VI. Other Allegations

  • Indirect Infringement: The complaint alleges induced infringement, asserting that Defendant provides "product literature and website materials" that instruct end users on how to use the products in an infringing manner (Compl. ¶14).
  • Willful Infringement: The willfulness allegation is based on knowledge of the '570 Patent acquired upon service of the complaint (Compl. ¶¶ 13, 15). This appears to be a claim for post-filing willfulness only, as no facts supporting pre-suit knowledge are alleged.

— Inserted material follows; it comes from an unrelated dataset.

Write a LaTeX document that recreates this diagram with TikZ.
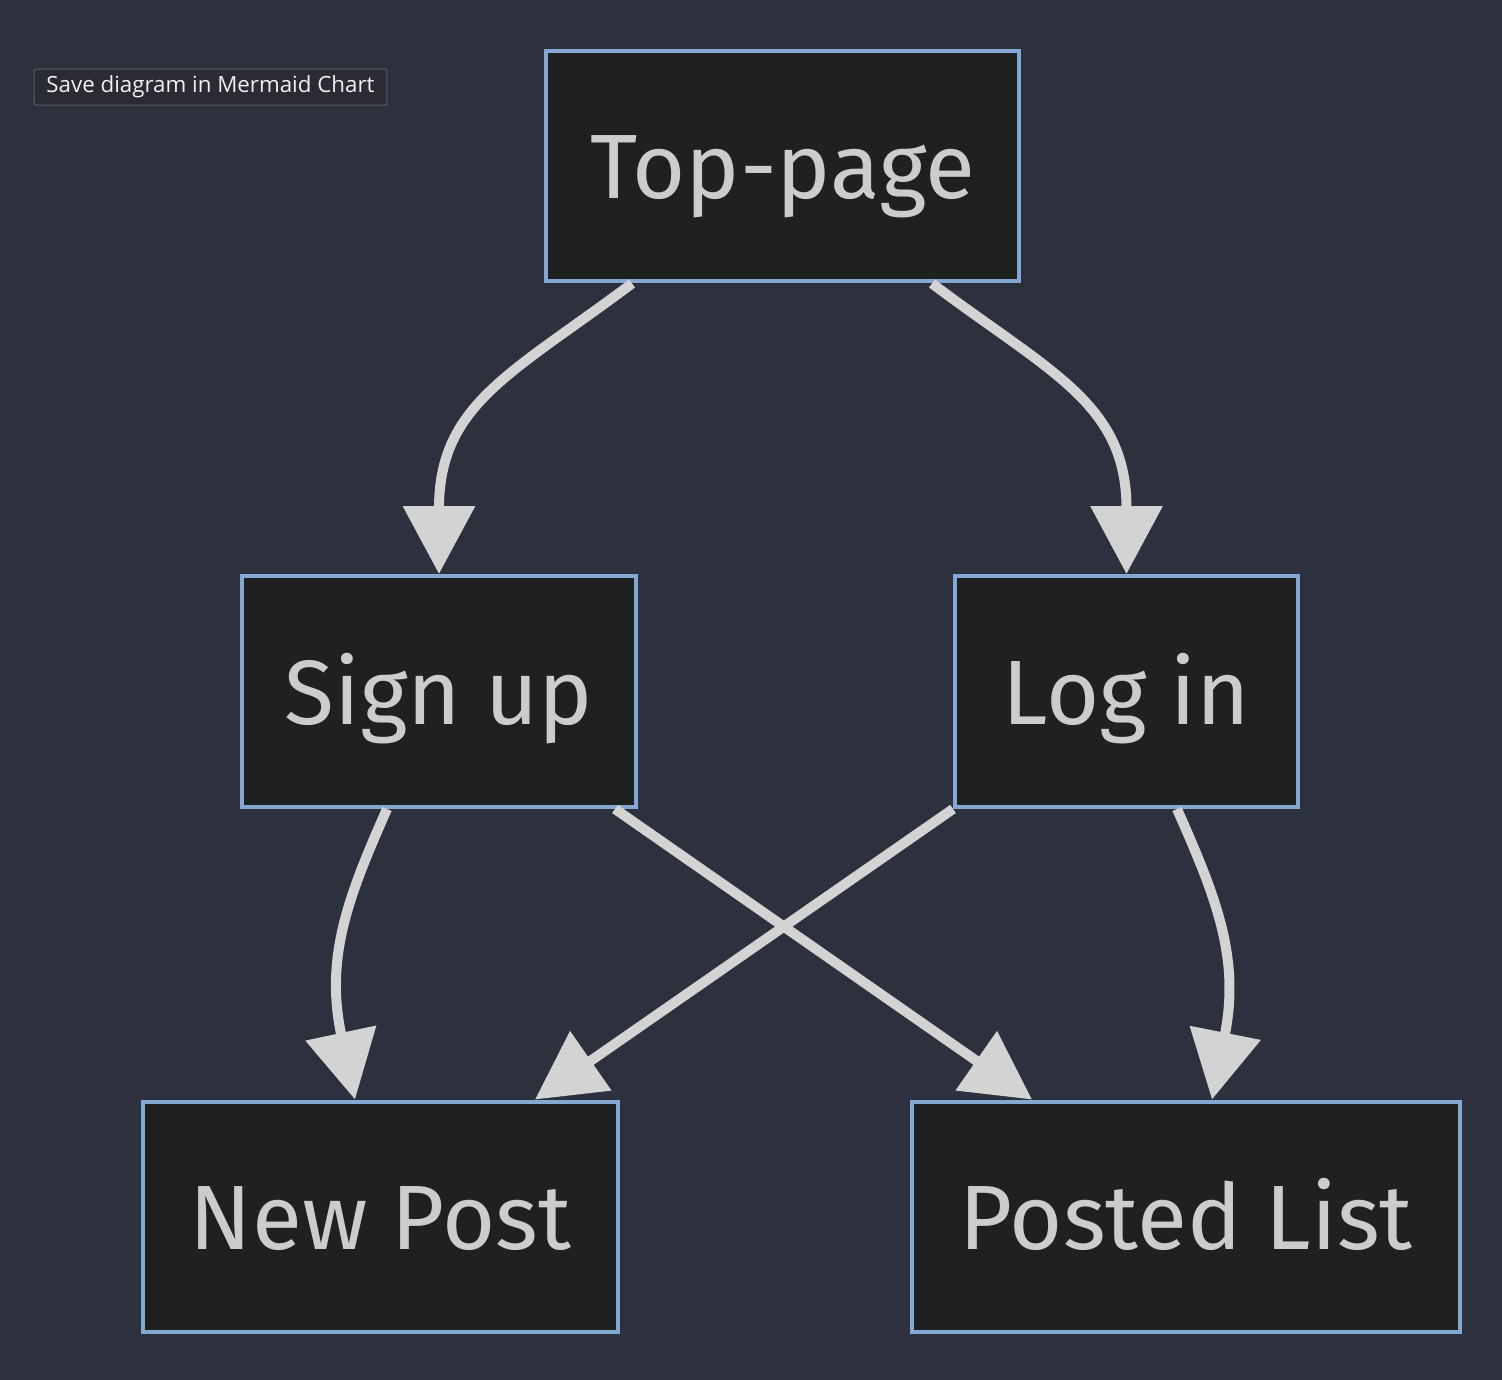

VII. Analyst’s Conclusion: Key Questions for the Case

  1. A core issue will be one of definitional scope: can the patent's claim terminology, such as "Instant Messaging (IM)-based first voice call" and "service gateway", which is rooted in the distinct, over-the-top application architecture of the mid-2000s, be construed to cover modern, carrier-integrated technologies like Wi-Fi Calling and VoLTE?

  2. A key evidentiary question will be one of architectural mapping: can the plaintiff demonstrate that the accused products' method for call handoff mirrors the specific two-call architecture of the patent—whereby two parallel call legs are established and managed by a device-side "switchover agent"—or do the accused products achieve call continuity through a fundamentally different technical mechanism not contemplated by the patent? The complaint's lack of technical detail on the accused products' operation makes this a central unknown.